The financial crash of 2008 unsettled the global marketplace, battered many national economies, and caused numerous governments to look inward.  Although some countries, such as Canada, came through relatively unscathed, the long-term fiscal problems facing America, Europe, Japan, and many other nations are enormous.

Thus, the most important challenge is to expand economic cooperation in the face of increased protectionist pressures. The latter is evident in the U.S., for instance, where the Congress has yet to ratify free trade agreements negotiated by the Bush administration.  American leadership also has been lacking in moving forward with the World Trade Organization’s Doha round.

Nations around the globe must rise above parochial political concerns and remove barriers to expanded markets.  The U.S. and Europe must reduce agricultural subsidies.  Major developing states like China and India should increase access for services and non-agricultural products.  Other lesser developed countries need to give up some of their trade preferences as their commerce with the industrialized world increases. Greater trade liberalization is always good policy, but in the wake of this global recession it is a necessity.  

There are military threats which require improved international cooperation.  Iraq’s democracy remains fragile.  The situation in Afghanistan offers a growing challenge.  Iran continues its nuclear course.  All of these situations threaten the peace.

Moreover, despite the West’s victory over the Soviet Union, liberal values again are under attack.  Iran is smothering what little independent civil society existed before last year’s stolen election.  Russia has steadily traded freedom for authoritarianism.  In joining political repression with economic freedom, China is providing an alternative model for many developing states.

The first response to this calculated attack on basic human rights should come from civil society.  For instance, Internet activists have worked to thwart government controls, and have shared their programs across nations and cultures.  Individuals, churches, associations, corporations, and other organizations should do what they can to promote humane political values, even if they are only able to liberate one person at a time.

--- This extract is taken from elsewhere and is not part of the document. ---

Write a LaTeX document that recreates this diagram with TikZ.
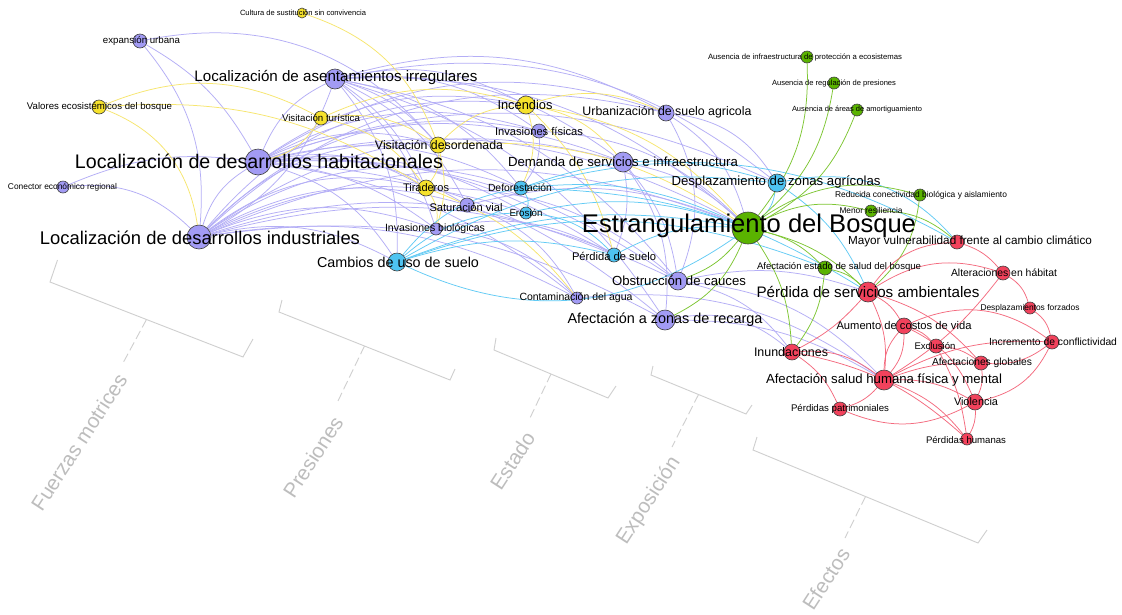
\documentclass[tikz,border=0pt]{standalone}
\usepackage{fontspec}
\setmainfont{Liberation Sans}
\usepackage{graphicx}
\definecolor{cP}{HTML}{A29BF4}
\definecolor{cY}{HTML}{F6E22C}
\definecolor{cC}{HTML}{4EC3F1}
\definecolor{cG}{HTML}{5AB300}
\definecolor{cR}{HTML}{F2425C}
\definecolor{eP}{HTML}{B4AEF6}
\definecolor{eY}{HTML}{F7E66E}
\definecolor{eC}{HTML}{62CBF5}
\definecolor{eG}{HTML}{7DC632}
\definecolor{eR}{HTML}{F46A7E}
\definecolor{brk}{HTML}{CFCFCF}
\definecolor{brt}{HTML}{BDBDBD}
\pgfdeclarelayer{bg}
\pgfdeclarelayer{top}
\pgfsetlayers{bg,main,top}
\newcommand\lbl[5]{\node[lab] (#1) at (#2,#3) {\resizebox{#4pt}{!}{#5}};}
\begin{document}
\begin{tikzpicture}[x=1pt,y=-1pt,
  dot/.style={circle,draw=black!75,line width=0.6pt,inner sep=0pt},
  nP/.style={dot,fill=cP},nY/.style={dot,fill=cY},nC/.style={dot,fill=cC},
  nG/.style={dot,fill=cG},nR/.style={dot,fill=cR},
  lab/.style={inner sep=0pt,text=black},
  eg/.style={line width=0.75pt},
  pe/.style={eg,draw=eP},ye/.style={eg,draw=eY},ce/.style={eg,draw=eC},
  ge/.style={eg,draw=eG},re/.style={eg,draw=eR},
  brl/.style={draw=brk,line width=0.9pt},
  brd/.style={draw=brk,line width=0.9pt,dash pattern=on 9pt off 4pt},
  cat/.style={text=brt,font=\fontsize{20.6}{21}\selectfont,rotate=57,inner sep=0pt}]
\begin{pgfonlayer}{bg}
\fill[white] (0,0) rectangle (1122,614);
\end{pgfonlayer}
\useasboundingbox (0,0) rectangle (1122,614);

% ---------- brackets ----------
\coordinate (b1a) at (57.5,260); \coordinate (b1b) at (50,282); \coordinate (b1c) at (243,357); \coordinate (b1d) at (253,339);
\coordinate (b1m) at (146.5,319.5); \coordinate (b1e) at (123,363);
\coordinate (b2a) at (282,300); \coordinate (b2b) at (279,312); \coordinate (b2c) at (450,380); \coordinate (b2d) at (455,369);
\coordinate (b2m) at (364.5,346); \coordinate (b2e) at (337,403);
\coordinate (b3a) at (496,338); \coordinate (b3b) at (494,350); \coordinate (b3c) at (608,398); \coordinate (b3d) at (616,386);
\coordinate (b3m) at (551,374); \coordinate (b3e) at (529,420);
\coordinate (b4a) at (653,366); \coordinate (b4b) at (651,375); \coordinate (b4c) at (746,414); \coordinate (b4d) at (752,405);
\coordinate (b4m) at (698.5,394.5); \coordinate (b4e) at (672,447);
\coordinate (b5a) at (757,437); \coordinate (b5b) at (753,450); \coordinate (b5c) at (978,543); \coordinate (b5d) at (987,530);
\coordinate (b5m) at (865.5,496.5); \coordinate (b5e) at (845,538);
\foreach \i in {1,...,5}{
  \draw[brl] (b\i a) -- (b\i b) -- (b\i c) -- (b\i d);
  \draw[brd] (b\i m) -- (b\i e);
}
\node[cat] (k1) at (79,442) {Fuerzas motrices};
\node[cat] (k2) at (313,457) {Presiones};
\node[cat] (k3) at (512.5,461) {Estado};
\node[cat] (k4) at (649,501) {Exposición};
\node[cat] (k5) at (826,579) {Efectos};

% ---------- nodes ----------
\node[nP,minimum size=14pt] (eu) at (140,41) {};
\node[nP,minimum size=20pt] (lai) at (335,79) {};
\node[nP,minimum size=26pt] (ldh) at (258,162) {};
\node[nP,minimum size=12pt] (cer) at (63,187) {};
\node[nP,minimum size=24pt] (ldi) at (199,237) {};
\node[nP,minimum size=16pt] (usa) at (666,113) {};
\node[nP,minimum size=14pt] (ifi) at (539,131) {};
\node[nP,minimum size=20pt] (dsi) at (623,162) {};
\node[nP,minimum size=14pt] (sv) at (467,205) {};
\node[nP,minimum size=12pt] (ib) at (436,229) {};
\node[nP,minimum size=12pt] (ca) at (577,298) {};
\node[nP,minimum size=18pt] (oc) at (678,281) {};
\node[nP,minimum size=20pt] (azr) at (665,320) {};
\node[nY,minimum size=10pt] (cul) at (302,13) {};
\node[nY,minimum size=14pt] (veb) at (99,107) {};
\node[nY,minimum size=14pt] (vt) at (321,118) {};
\node[nY,minimum size=18pt] (inc) at (526,105) {};
\node[nY,minimum size=16pt] (vd) at (438,145) {};
\node[nY,minimum size=16pt] (tir) at (426,188) {};
\node[nC,minimum size=14pt] (def) at (521,188) {};
\node[nC,minimum size=12pt] (ero) at (526,213) {};
\node[nC,minimum size=18pt] (cus) at (397,262) {};
\node[nC,minimum size=14pt] (ps) at (614,255) {};
\node[nC,minimum size=18pt] (dza) at (777,183) {};
\node[nG,minimum size=32pt] (eb) at (748,228) {};
\node[nG,minimum size=12pt] (a1) at (807,57) {};
\node[nG,minimum size=12pt] (a2) at (834,83) {};
\node[nG,minimum size=12pt] (a3) at (857,110) {};
\node[nG,minimum size=12pt] (rc) at (920,195) {};
\node[nG,minimum size=12pt] (mr) at (871,211) {};
\node[nG,minimum size=14pt] (aesb) at (825,268) {};
\node[nR,minimum size=14pt] (mv) at (957,242) {};
\node[nR,minimum size=20pt] (psa) at (868,292) {};
\node[nR,minimum size=14pt] (ah) at (1003,273) {};
\node[nR,minimum size=12pt] (df) at (1030,308) {};
\node[nR,minimum size=16pt] (acv) at (904,326) {};
\node[nR,minimum size=14pt] (ic) at (1052,342) {};
\node[nR,minimum size=14pt] (exc) at (936,346) {};
\node[nR,minimum size=16pt] (inu) at (792,352) {};
\node[nR,minimum size=14pt] (ag) at (981,363) {};
\node[nR,minimum size=20pt] (ash) at (884,380) {};
\node[nR,minimum size=16pt] (vio) at (975,402) {};
\node[nR,minimum size=14pt] (pp) at (840,409) {};
\node[nR,minimum size=12pt] (ph) at (967,439) {};

% ---------- edges (on background layer) ----------
\begin{pgfonlayer}{bg}
\foreach \a/\b/\c in {eu/ldh/15,eu/ldi/22,eu/vd/30,cer/ldh/15,cer/ldi/25,
  ldh/lai/20,ldh/inc/22,ldh/ifi/22,ldh/usa/25,ldh/dsi/20,ldh/vd/20,ldh/tir/20,ldh/def/20,ldh/sv/18,ldh/ib/15,
  ldh/ero/18,ldh/ps/18,ldh/eb/20,ldh/dza/22,ldh/oc/18,ldh/azr/18,ldh/ca/15,ldh/cus/20,
  ldi/vd/25,ldi/tir/25,ldi/sv/22,ldi/ib/20,ldi/def/25,ldi/ero/22,ldi/dsi/25,ldi/ps/20,ldi/eb/22,ldi/inc/28,
  ldi/ifi/28,ldi/ca/18,ldi/oc/20,ldi/azr/18,ldi/cus/20,ldi/usa/28,ldi/ldh/20,
  lai/inc/20,lai/ifi/20,lai/usa/22,lai/dsi/20,lai/vd/15,lai/tir/15,lai/def/20,lai/sv/18,lai/ib/15,lai/cus/20,
  lai/eb/22,lai/dza/25,lai/oc/20,lai/azr/20,lai/ldi/20,
  usa/eb/20,usa/dza/25,usa/oc/25,dsi/eb/15,dsi/ps/15,dsi/oc/15,dsi/azr/20,ifi/def/20,ifi/eb/20,
  sv/eb/18,sv/ca/20,ib/ps/20,ib/ca/20,ca/ash/20,oc/inu/20,oc/ash/20,oc/psa/15,azr/inu/25,azr/ash/15,tir/oc/20}
  \draw[pe] (\a) to[bend left=\c] (\b);

\foreach \a/\b/\c in {cul/vd/25,veb/vt/25,veb/ldi/30,veb/tir/18,vt/inc/20,vt/vd/20,vt/tir/20,
  inc/eb/20,inc/def/20,inc/ps/15,inc/dsi/20,vd/tir/20,vd/ib/15,vd/inc/20,vd/eb/18,tir/ib/20,tir/ca/15,vt/ldh/20,inc/usa/20}
  \draw[ye] (\a) to[bend left=\c] (\b);

\foreach \a/\b/\c in {cus/def/20,cus/ero/20,cus/ps/15,eb/cus/30,cus/dza/18,cus/eb/15,def/ero/25,def/eb/15,def/dza/18,
  def/mv/22,def/psa/15,ero/eb/15,ero/ps/20,ps/eb/15,dza/mv/30,dza/psa/15,dza/eb/20,cus/aesb/20}
  \draw[ce] (\a) to[bend left=\c] (\b);

\foreach \a/\b/\c in {a1/eb/20,a2/eb/20,a3/eb/20,eb/rc/25,eb/mr/20,eb/aesb/15,eb/oc/15,eb/azr/20,eb/inu/15,
  eb/psa/15,rc/psa/20,mr/mv/20,aesb/inu/15,aesb/psa/15}
  \draw[ge] (\a) to[bend left=\c] (\b);

\foreach \a/\b/\c in {mv/ah/15,psa/ah/25,psa/acv/15,psa/inu/10,psa/ash/15,psa/ag/15,ah/df/20,ah/ash/10,
  df/ic/20,acv/ic/30,acv/ash/20,ash/acv/20,acv/exc/15,acv/vio/20,ic/ag/20,ic/vio/25,exc/ag/15,exc/ph/10,
  inu/ash/20,inu/pp/15,inu/ph/15,ash/vio/15,ash/pp/15,ash/ph/15,ash/ag/10,vio/pp/25,vio/ph/15,ag/vio/15,ash/ic/15,psa/mv/25}
  \draw[re] (\a) to[bend left=\c] (\b);
\end{pgfonlayer}

% ---------- labels ----------
\begin{pgfonlayer}{top}
\lbl{t1}{141.5}{41}{77}{expansión urbana}
\lbl{t2}{336}{77}{283}{Localización de asentamientos irregulares}
\lbl{t3}{259}{161}{368}{Localización de desarrollos habitacionales}
\lbl{t4}{62.5}{187}{109}{Conector económico regional}
\lbl{t5}{200}{238}{320}{Localización de desarrollos industriales}
\lbl{t6}{667}{112}{169}{Urbanización de suelo agricola}
\lbl{t7}{539}{131}{88}{Invasiones físicas}
\lbl{t8}{623}{162}{230}{Demanda de servicios e infraestructura}
\lbl{t9}{466}{207}{73}{Saturación vial}
\lbl{t10}{435}{229}{100}{Invasiones biológicas}
\lbl{t11}{576}{298}{113}{Contaminación del agua}
\lbl{t12}{679}{281}{134}{Obstrucción de cauces}
\lbl{t13}{665}{320}{195}{Afectación a zonas de recarga}
\lbl{t14}{303}{13}{126}{Cultura de sustitución sin convivencia}
\lbl{t15}{99.5}{107}{145}{Valores ecosistémicos del bosque}
\lbl{t16}{321}{118}{78}{Visitación turística}
\lbl{t17}{525}{105}{55}{Incendios}
\lbl{t18}{439}{145}{128}{Visitación desordenada}
\lbl{t19}{426}{188}{46}{Tiraderos}
\lbl{t20}{520}{188}{64}{Deforestación}
\lbl{t21}{526}{213}{33}{Erosión}
\lbl{t22}{398}{262}{162}{Cambios de uso de suelo}
\lbl{t23}{614}{256}{84}{Pérdida de suelo}
\lbl{t24}{776}{182}{209}{Desplazamiento de zonas agrícolas}
\lbl{t25}{749}{226}{334}{Estrangulamiento del Bosque}
\lbl{t26}{805}{57}{194}{Ausencia de infraestructura de protección a ecosistemas}
\lbl{t27}{834}{83}{124}{Ausencia de regulación de presiones}
\lbl{t28}{857}{110}{130}{Ausencia de áreas de amortiguamiento}
\lbl{t29}{921}{195}{172}{Reducida conectividad biológica y aislamiento}
\lbl{t30}{871}{211}{63}{Menor resiliencia}
\lbl{t31}{839}{267}{164}{Afectación estado de salud del bosque}
\lbl{t32}{970}{241}{244}{Mayor vulnerabilidad frente al cambio climático}
\lbl{t33}{868}{292}{223}{Pérdida de servicios ambientales}
\lbl{t34}{1004}{273}{106}{Alteraciones en hábitat}
\lbl{t35}{1030}{308}{99}{Desplazamientos forzados}
\lbl{t36}{904}{325}{135}{Aumento de costos de vida}
\lbl{t37}{1053}{342}{128}{Incremento de conflictividad}
\lbl{t38}{935}{346}{41}{Exclusión}
\lbl{t39}{791}{352}{74}{Inundaciones}
\lbl{t40}{982}{363}{100}{Afectaciones globales}
\lbl{t41}{884}{380}{236}{Afectación salud humana física y mental}
\lbl{t42}{976}{402}{44}{Violencia}
\lbl{t43}{840}{409}{98}{Pérdidas patrimoniales}
\lbl{t44}{966}{440}{80}{Pérdidas humanas}
\end{pgfonlayer}
\end{tikzpicture}
\end{document}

Second, democratic governments should coordinate how to more effectively promote the West’s fundamental values.  While we cannot impose democracy on other nations, we can lead by example as well as use policy tools ranging from international aid to political relations to commercial dealings to promote respect for human rights.  We also need to encourage democratic governments of developing nations like India and Indonesia to take a more active role in advancing political freedom.

Finally, we must address a variety of development and environmental problems.  We must emphasize practical results, not political ideology.

Governments tend to look at foreign aid as the best means to promote developing world economic growth, but the experience of these programs is disappointing.  More effective would be restarting the engines of growth in the West.  Developing states will expand as they trade with and receive investment from wealthier states.

Promoting the rule of law, political stability, and human rights is also critical to economic development.  Foreign investment and trade depend on legal certainty and social stability.  Indigenous growth requires freeing local entrepreneurs from inefficient and unfair government controls.

Poor nations also face extraordinary challenges in educating their children and providing their people with health care, especially in a world of AIDS.  The best first step for all countries, however, is to foster a growing economy.  Without wealth production, there is nothing available to meet social needs.
Environmental issues matter too, though improved policies are most likely to follow increased economic growth.  People will worry about the quality of the air they breathe and water they drink only after they can feed their families.

In promoting environmental change, we should focus on problems where we can achieve the best results for the most people.  While much of the developed world focuses on the potential of climate change, we could save more lives at less cost by simply bringing clean water to people throughout the developing world.  At a time of financial crisis, we must think strategically on how to best use our limited resources.

Many G8 meetings have come at important times.  This one is no different.  The West’s leaders must pursue an agenda that emphasizes economic and political freedom.  Only free peoples will be able to successfully confront the serious problems that threaten our future well-being.

Michelle Bernard is President of the Independent Women’s Forum and MSNBC Political Analyst.